High Court Affirms Decision In Racial Bias Suit Against Oscar De La Renta
/By David Brand
A state appeals court on Wednesday upheld a Queens Supreme Court jury’s 2016 decision in a racial discrimination lawsuit that forced fashion brand Oscar De La Renta LLC to pay thousands of dollars in punitive damages and more than $100,000 in plaintiff’s legal fees.
Four judges from the Appellate Division, Second Department unanimously dismissed Oscar De La Renta’s appeals.
Former Oscar De La Renta employee Erica Diggs, who is African-American, said her white coworker at the company’s Kennedy Airport warehouse used racial slurs, including the N-word, to refer to staff members.
“Twice on the second day of work, she heard Elezay … utter the [N-word]” to a colleague, according to court documents from 2014. Diggs confronted Elezay and told her not to use the word.

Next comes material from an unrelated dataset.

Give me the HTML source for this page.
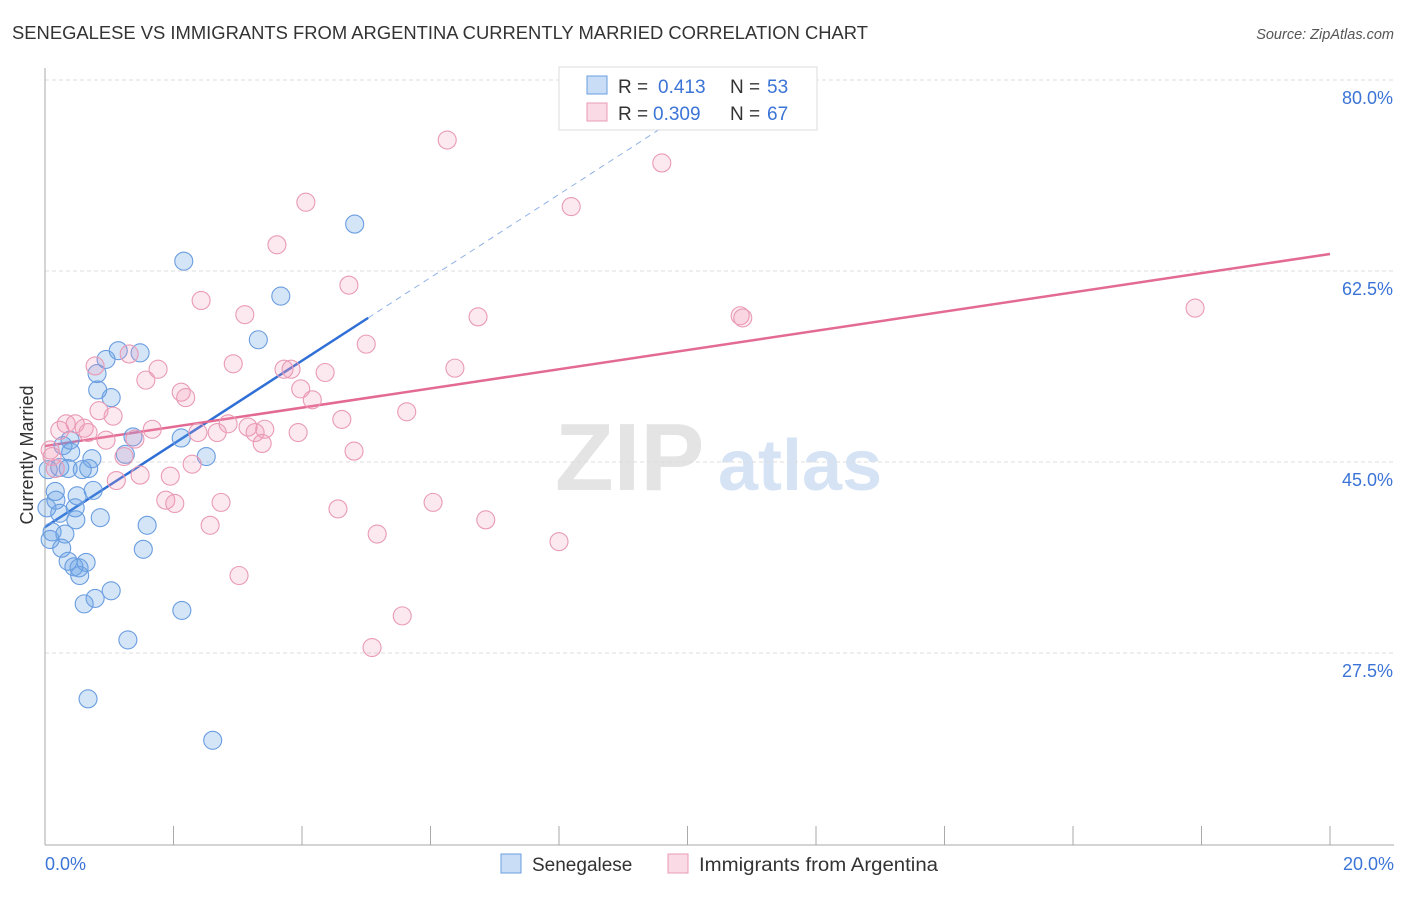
<!DOCTYPE html>
<html><head><meta charset="utf-8"><style>
body{margin:0;background:#fff;font-family:"Liberation Sans",sans-serif}
svg text{font-family:"Liberation Sans",sans-serif}
</style></head><body>
<svg id="c" width="1406" height="892">
<text x="12" y="39" font-size="18" fill="#333" textLength="856" lengthAdjust="spacingAndGlyphs">SENEGALESE VS IMMIGRANTS FROM ARGENTINA CURRENTLY MARRIED CORRELATION CHART</text>
<text x="1394" y="39" font-size="14.5" fill="#555" font-style="italic" text-anchor="end">Source: ZipAtlas.com</text>
<text x="555" y="490" font-size="96" fill="#e4e4e4" font-family="Liberation Serif" font-weight="bold">ZIP</text>
<text x="718" y="490" font-size="72" fill="#d5e3f5" font-weight="bold">atlas</text>
<g id="grid"></g><g id="axes"></g><g id="lines"></g><g id="pts"></g>
<text transform="translate(33,455) rotate(-90)" font-size="18" fill="#333" text-anchor="middle">Currently Married</text>
<g>
<rect x="559" y="67" width="258" height="63" fill="#fff" stroke="#ddd"/>
<rect x="587" y="76" width="20" height="18" fill="rgba(100,160,230,0.35)" stroke="#6a9de0"/>
<text x="618" y="93" font-size="19" fill="#333">R =</text>
<text x="658" y="93" font-size="19" fill="#3b74d6">0.413</text>
<text x="730" y="93" font-size="19" fill="#333">N =</text>
<text x="767" y="93" font-size="19" fill="#3b74d6">53</text>
<rect x="587" y="103" width="20" height="18" fill="rgba(240,150,180,0.35)" stroke="#e99ab5"/>
<text x="618" y="120" font-size="19" fill="#333">R =</text>
<text x="653" y="120" font-size="19" fill="#3b74d6">0.309</text>
<text x="730" y="120" font-size="19" fill="#333">N =</text>
<text x="767" y="120" font-size="19" fill="#3b74d6">67</text>
</g>
<g>
<rect x="501" y="854" width="20" height="19" fill="rgba(100,160,230,0.35)" stroke="#6a9de0"/>
<text x="532" y="871" font-size="19" fill="#333">Senegalese</text>
<rect x="668" y="854" width="20" height="19" fill="rgba(240,150,180,0.35)" stroke="#e99ab5"/>
<text x="699" y="871" font-size="19" fill="#333" textLength="239" lengthAdjust="spacingAndGlyphs">Immigrants from Argentina</text>
</g>
</svg>
<script>
const yTicks=[80,62.5,45,27.5];
const yTickLabels=["80.0%","62.5%","45.0%","27.5%"];
const xTicks=[0,2,4,6,8,10,12,14,16,18,20];
const blueX=[4.82,2.16,3.67,3.32,1.14,1.48,0.95,0.81,0.82,1.03,1.37,2.12,1.25,2.51,0.28,0.40,0.73,0.23,0.36,0.68,0.16,0.75,0.50,0.17,0.03,0.47,0.23,0.86,0.48,1.59,0.11,0.31,0.26,1.53,0.36,0.64,0.45,0.53,0.54,1.03,0.78,0.61,2.13,1.29,0.67,2.61,0.05,0.08,0.39,0.58];
const blueY=[66.8,63.4,60.2,56.2,55.2,55.0,54.4,53.1,51.6,50.9,47.3,47.2,45.7,45.5,46.5,45.9,45.3,44.5,44.4,44.4,42.3,42.4,41.9,41.5,40.8,40.8,40.3,39.9,39.7,39.2,38.6,38.4,37.1,37.0,35.9,35.8,35.4,35.3,34.6,33.2,32.5,32.0,31.4,28.7,23.3,19.5,44.3,37.9,47.0,44.3];
const pinkX=[6.26,9.60,4.06,8.19,3.61,4.73,2.43,3.11,6.74,10.82,10.86,17.90,5.00,2.93,0.78,1.31,1.76,1.57,4.36,3.72,3.83,6.38,2.12,2.19,3.98,4.16,0.84,1.06,5.63,4.62,0.33,0.47,0.61,0.23,0.67,1.67,2.85,3.16,3.42,2.68,2.38,3.27,3.38,0.95,1.40,3.94,4.81,1.23,2.29,0.11,0.16,1.48,1.95,1.11,1.88,2.02,2.74,6.04,4.56,2.57,6.86,5.17,8.00,3.02,5.56,5.09,0.08];
const pinkY=[74.5,72.4,68.8,68.4,64.9,61.2,59.8,58.5,58.3,58.4,58.2,59.1,55.8,54.0,53.8,54.9,53.5,52.5,53.2,53.5,53.5,53.6,51.4,50.9,51.7,50.7,49.7,49.2,49.6,48.9,48.5,48.5,48.1,47.9,47.7,48.0,48.5,48.2,48.0,47.7,47.7,47.7,46.7,47.0,47.1,47.7,46.0,45.5,44.8,45.5,44.4,43.8,43.7,43.3,41.5,41.2,41.3,41.3,40.7,39.2,39.7,38.4,37.7,34.6,30.9,28.0,46.1];
const blueTrend=[39.04,3.81]; // intercept, slope
const pinkTrend=[46.46,0.88];
const X=v=>45+v*64.25, Y=v=>80+(80-v)*10.914;
const NS="http://www.w3.org/2000/svg";
function mk(p,t,a){const e=document.createElementNS(NS,t);for(const k in a)e.setAttribute(k,a[k]);document.getElementById(p).appendChild(e);return e;}
yTicks.forEach((t,i)=>{
 const g=mk('grid','line',{x1:45,x2:1394,y1:Y(t),y2:Y(t),stroke:'#ddd','stroke-dasharray':'4,3'});
 
 
 const l=mk('grid','text',{x:1393,y:Y(t)+24,'text-anchor':'end','font-size':18,fill:'#3b74d6'});
 l.textContent=yTickLabels[i];
 
 
});
let ax=mk('axes','line',{x1:45,x2:45,y1:68,y2:845,stroke:'#aaa'});


ax=mk('axes','line',{x1:45,x2:1394,y1:845,y2:845,stroke:'#aaa'});


xTicks.forEach(t=>{const e=mk('axes','line',{x1:X(t),x2:X(t),y1:826,y2:845,stroke:'#aaa'});
 
 });
let tl=mk('axes','text',{x:45,y:870,'font-size':18,fill:'#3b74d6'});tl.textContent='0.0%';


tl=mk('axes','text',{x:1394,y:870,'font-size':18,fill:'#3b74d6','text-anchor':'end'});tl.textContent='20.0%';


const bt=x=>blueTrend[0]+blueTrend[1]*x, pt=x=>pinkTrend[0]+pinkTrend[1]*x;
let ln=mk('lines','line',{x1:X(0),y1:Y(bt(0)),x2:X(5.03),y2:Y(bt(5.03)),stroke:'#2f6fd6','stroke-width':2.5});


ln=mk('lines','line',{x1:X(5.03),y1:Y(bt(5.03)),x2:X(10.6),y2:Y(bt(10.6)),stroke:'#8fb2e6','stroke-width':1,'stroke-dasharray':'6,5'});


ln=mk('lines','line',{x1:X(0),y1:Y(pt(0)),x2:X(20),y2:Y(pt(20)),stroke:'#e36a92','stroke-width':2.5});


blueX.forEach((x,i)=>{const c=mk('pts','circle',{cx:X(x),cy:Y(blueY[i]),r:9,fill:'rgba(100,160,230,0.28)',stroke:'#6a9de0','stroke-width':1.1});
 
 });
pinkX.forEach((x,i)=>{const c=mk('pts','circle',{cx:X(x),cy:Y(pinkY[i]),r:9,fill:'rgba(240,150,180,0.22)',stroke:'#e99ab5','stroke-width':1.1});
 
 });
</script>
</body></html>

“Don’t tell me you’re offended,” Elezay responded, according to court records. “I wasn’t using it toward you.”
Diggs told her manager Cindy Cheek about the racist abuse and a few days later, Cheek fired Diggs, according to court documents.
Diggs got the job through a staffing agency and worked for the company for eight days in April 2012, according to court documents. She filed a lawsuit against the company, Elezay and Cheek in 2013.
A Queens Supreme Court jury ruled in favor of Diggs, awarding her $2,940 for compensatory damages and $28,500 for punitive damages. In May 2016, Justice Allan B. Weiss ordered Oscar De La Renta to pay $115,603.73 in legal fees.
The fashion brand appealed the decision, arguing that the punitive award and legal fees were too high. The panel of four Second Department judges unanimously dismissed that appeal Wednesday.
“We determine that there was legally sufficient evidence to support the jury verdict, and, additionally, the verdict was not against the weight of the evidence,” the court wrote in its decision. “Moreover, we find that the punitive damages award was not excessive.”
The judges said that the Supreme Court is generally best positioned to determine what constitutes reasonable attorney’s fees. Diggs initially sought nearly $239,000 in attorney’s fees, but Weiss decided to award roughly half that amount.
The Second Department judges considered that an appropriate decision.
“In any civil action commenced pursuant to the New York City Human Rights Law, ‘the court, in its discretion, may award the prevailing party reasonable attorney’s fees, expert fees and other costs,’” the judges wrote. “The Supreme Court considered the relevant factors and providently exercised its discretion in granting that branch of the plaintiff’s motion to the extent of awarding the sum of $115,603.73.”